• _Exercise requirements_
Transcribe the whole listing below without changing a word, but leave out every image.

- - - - -

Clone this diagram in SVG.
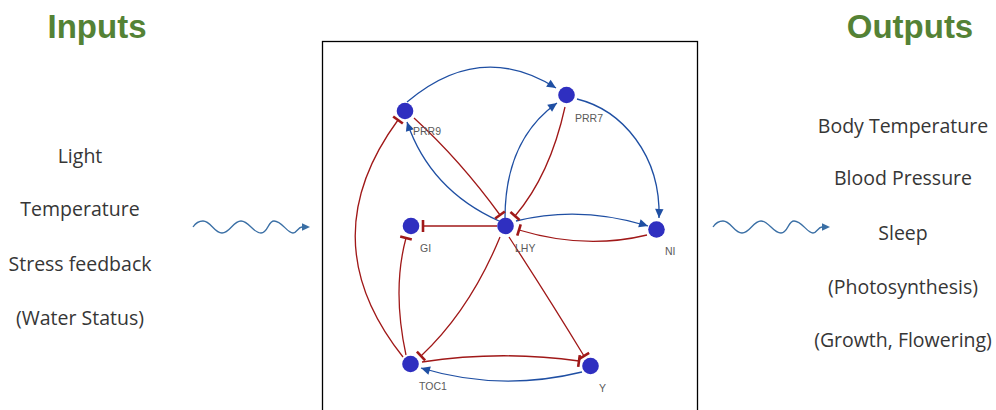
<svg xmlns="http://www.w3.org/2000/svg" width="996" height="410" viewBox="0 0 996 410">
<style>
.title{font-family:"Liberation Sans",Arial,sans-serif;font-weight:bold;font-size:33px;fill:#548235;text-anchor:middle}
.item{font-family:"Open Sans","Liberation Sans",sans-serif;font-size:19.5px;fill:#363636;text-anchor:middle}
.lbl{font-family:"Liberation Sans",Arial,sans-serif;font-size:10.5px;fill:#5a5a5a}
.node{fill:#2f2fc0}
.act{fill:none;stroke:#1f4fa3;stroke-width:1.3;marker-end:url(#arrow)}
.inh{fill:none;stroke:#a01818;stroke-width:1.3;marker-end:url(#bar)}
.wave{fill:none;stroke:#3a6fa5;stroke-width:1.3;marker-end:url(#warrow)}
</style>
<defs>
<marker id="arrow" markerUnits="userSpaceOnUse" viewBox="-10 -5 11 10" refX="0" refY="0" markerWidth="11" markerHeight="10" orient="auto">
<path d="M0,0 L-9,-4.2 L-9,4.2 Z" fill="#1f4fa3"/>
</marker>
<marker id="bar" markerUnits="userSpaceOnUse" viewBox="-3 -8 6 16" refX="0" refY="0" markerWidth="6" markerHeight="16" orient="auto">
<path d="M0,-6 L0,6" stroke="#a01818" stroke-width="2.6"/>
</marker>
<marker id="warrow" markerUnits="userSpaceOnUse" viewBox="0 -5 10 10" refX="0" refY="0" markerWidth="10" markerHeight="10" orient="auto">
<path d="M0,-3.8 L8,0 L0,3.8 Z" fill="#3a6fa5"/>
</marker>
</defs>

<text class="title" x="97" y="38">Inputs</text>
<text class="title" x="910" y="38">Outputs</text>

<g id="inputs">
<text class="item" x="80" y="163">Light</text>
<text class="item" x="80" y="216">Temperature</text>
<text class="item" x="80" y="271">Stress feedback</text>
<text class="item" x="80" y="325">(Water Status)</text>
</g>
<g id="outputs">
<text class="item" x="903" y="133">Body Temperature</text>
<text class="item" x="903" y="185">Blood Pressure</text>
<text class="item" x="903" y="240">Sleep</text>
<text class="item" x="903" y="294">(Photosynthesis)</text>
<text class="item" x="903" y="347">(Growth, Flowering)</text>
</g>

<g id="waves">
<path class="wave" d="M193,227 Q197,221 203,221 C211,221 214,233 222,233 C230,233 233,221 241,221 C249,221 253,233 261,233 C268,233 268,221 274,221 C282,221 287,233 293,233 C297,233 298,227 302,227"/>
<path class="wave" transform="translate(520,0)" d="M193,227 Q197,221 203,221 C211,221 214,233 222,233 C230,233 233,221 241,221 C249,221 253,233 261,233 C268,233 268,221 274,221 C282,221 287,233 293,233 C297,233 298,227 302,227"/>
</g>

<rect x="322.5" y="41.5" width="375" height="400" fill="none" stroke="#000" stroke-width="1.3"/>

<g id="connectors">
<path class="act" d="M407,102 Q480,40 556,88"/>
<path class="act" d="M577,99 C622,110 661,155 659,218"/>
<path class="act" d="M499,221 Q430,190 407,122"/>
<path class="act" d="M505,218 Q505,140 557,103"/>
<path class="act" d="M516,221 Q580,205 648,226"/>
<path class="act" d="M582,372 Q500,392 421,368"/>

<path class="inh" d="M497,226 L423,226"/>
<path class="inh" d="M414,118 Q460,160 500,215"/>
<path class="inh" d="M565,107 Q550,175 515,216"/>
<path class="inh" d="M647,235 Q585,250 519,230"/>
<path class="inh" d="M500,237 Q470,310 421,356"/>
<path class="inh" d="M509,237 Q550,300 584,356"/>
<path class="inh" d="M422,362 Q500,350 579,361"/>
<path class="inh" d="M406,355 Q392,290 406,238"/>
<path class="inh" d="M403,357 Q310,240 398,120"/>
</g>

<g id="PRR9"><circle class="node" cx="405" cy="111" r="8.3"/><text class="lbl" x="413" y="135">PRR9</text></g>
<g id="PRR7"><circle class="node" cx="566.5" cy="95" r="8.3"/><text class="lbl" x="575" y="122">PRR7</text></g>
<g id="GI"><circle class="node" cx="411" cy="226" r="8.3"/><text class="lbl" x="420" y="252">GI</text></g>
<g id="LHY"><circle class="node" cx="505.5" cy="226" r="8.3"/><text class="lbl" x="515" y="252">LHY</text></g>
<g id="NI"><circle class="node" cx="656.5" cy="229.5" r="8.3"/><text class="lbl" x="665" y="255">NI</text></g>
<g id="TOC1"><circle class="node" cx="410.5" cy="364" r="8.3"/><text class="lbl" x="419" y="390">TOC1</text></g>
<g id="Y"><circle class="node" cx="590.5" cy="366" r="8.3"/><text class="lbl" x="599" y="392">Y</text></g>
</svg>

- - - - -

• _Task response_
Clone this diagram in SVG.
<svg xmlns="http://www.w3.org/2000/svg" width="996" height="410" viewBox="0 0 996 410">
<style>
.title{font-family:"Liberation Sans",Arial,sans-serif;font-weight:bold;font-size:33px;fill:#548235;text-anchor:middle}
.item{font-family:"Open Sans","Liberation Sans",sans-serif;font-size:19.5px;fill:#363636;text-anchor:middle}
.lbl{font-family:"Liberation Sans",Arial,sans-serif;font-size:10.5px;fill:#5a5a5a}
.node{fill:#2f2fc0}
.act{fill:none;stroke:#1f4fa3;stroke-width:1.3;marker-end:url(#arrow)}
.inh{fill:none;stroke:#a01818;stroke-width:1.3;marker-end:url(#bar)}
.wave{fill:none;stroke:#3a6fa5;stroke-width:1.3;marker-end:url(#warrow)}
</style>
<defs>
<marker id="arrow" markerUnits="userSpaceOnUse" viewBox="-10 -5 11 10" refX="0" refY="0" markerWidth="11" markerHeight="10" orient="auto">
<path d="M0,0 L-9,-4.2 L-9,4.2 Z" fill="#1f4fa3"/>
</marker>
<marker id="bar" markerUnits="userSpaceOnUse" viewBox="-3 -8 6 16" refX="0" refY="0" markerWidth="6" markerHeight="16" orient="auto">
<path d="M0,-6 L0,6" stroke="#a01818" stroke-width="2.6"/>
</marker>
<marker id="warrow" markerUnits="userSpaceOnUse" viewBox="0 -5 10 10" refX="0" refY="0" markerWidth="10" markerHeight="10" orient="auto">
<path d="M0,-3.8 L8,0 L0,3.8 Z" fill="#3a6fa5"/>
</marker>
</defs>

<text class="title" x="97" y="38">Inputs</text>
<text class="title" x="910" y="38">Outputs</text>

<g id="inputs">
<text class="item" x="80" y="163">Light</text>
<text class="item" x="80" y="216">Temperature</text>
<text class="item" x="80" y="271">Stress feedback</text>
<text class="item" x="80" y="325">(Water Status)</text>
</g>
<g id="outputs">
<text class="item" x="903" y="133">Body Temperature</text>
<text class="item" x="903" y="185">Blood Pressure</text>
<text class="item" x="903" y="240">Sleep</text>
<text class="item" x="903" y="294">(Photosynthesis)</text>
<text class="item" x="903" y="347">(Growth, Flowering)</text>
</g>

<g id="waves">
<path class="wave" d="M193,227 Q197,221 203,221 C211,221 214,233 222,233 C230,233 233,221 241,221 C249,221 253,233 261,233 C268,233 268,221 274,221 C282,221 287,233 293,233 C297,233 298,227 302,227"/>
<path class="wave" transform="translate(520,0)" d="M193,227 Q197,221 203,221 C211,221 214,233 222,233 C230,233 233,221 241,221 C249,221 253,233 261,233 C268,233 268,221 274,221 C282,221 287,233 293,233 C297,233 298,227 302,227"/>
</g>

<rect x="322.5" y="41.5" width="375" height="400" fill="none" stroke="#000" stroke-width="1.3"/>

<g id="connectors">
<path class="act" d="M407,102 Q480,40 556,88"/>
<path class="act" d="M577,99 C622,110 661,155 659,218"/>
<path class="act" d="M499,221 Q430,190 407,122"/>
<path class="act" d="M505,218 Q505,140 557,103"/>
<path class="act" d="M516,221 Q580,205 648,226"/>
<path class="act" d="M582,372 Q500,392 421,368"/>

<path class="inh" d="M497,226 L423,226"/>
<path class="inh" d="M414,118 Q460,160 500,215"/>
<path class="inh" d="M565,107 Q550,175 515,216"/>
<path class="inh" d="M647,235 Q585,250 519,230"/>
<path class="inh" d="M500,237 Q470,310 421,356"/>
<path class="inh" d="M509,237 Q550,300 584,356"/>
<path class="inh" d="M422,362 Q500,350 579,361"/>
<path class="inh" d="M406,355 Q392,290 406,238"/>
<path class="inh" d="M403,357 Q310,240 398,120"/>
</g>

<g id="PRR9"><circle class="node" cx="405" cy="111" r="8.3"/><text class="lbl" x="413" y="135">PRR9</text></g>
<g id="PRR7"><circle class="node" cx="566.5" cy="95" r="8.3"/><text class="lbl" x="575" y="122">PRR7</text></g>
<g id="GI"><circle class="node" cx="411" cy="226" r="8.3"/><text class="lbl" x="420" y="252">GI</text></g>
<g id="LHY"><circle class="node" cx="505.5" cy="226" r="8.3"/><text class="lbl" x="515" y="252">LHY</text></g>
<g id="NI"><circle class="node" cx="656.5" cy="229.5" r="8.3"/><text class="lbl" x="665" y="255">NI</text></g>
<g id="TOC1"><circle class="node" cx="410.5" cy="364" r="8.3"/><text class="lbl" x="419" y="390">TOC1</text></g>
<g id="Y"><circle class="node" cx="590.5" cy="366" r="8.3"/><text class="lbl" x="599" y="392">Y</text></g>
</svg>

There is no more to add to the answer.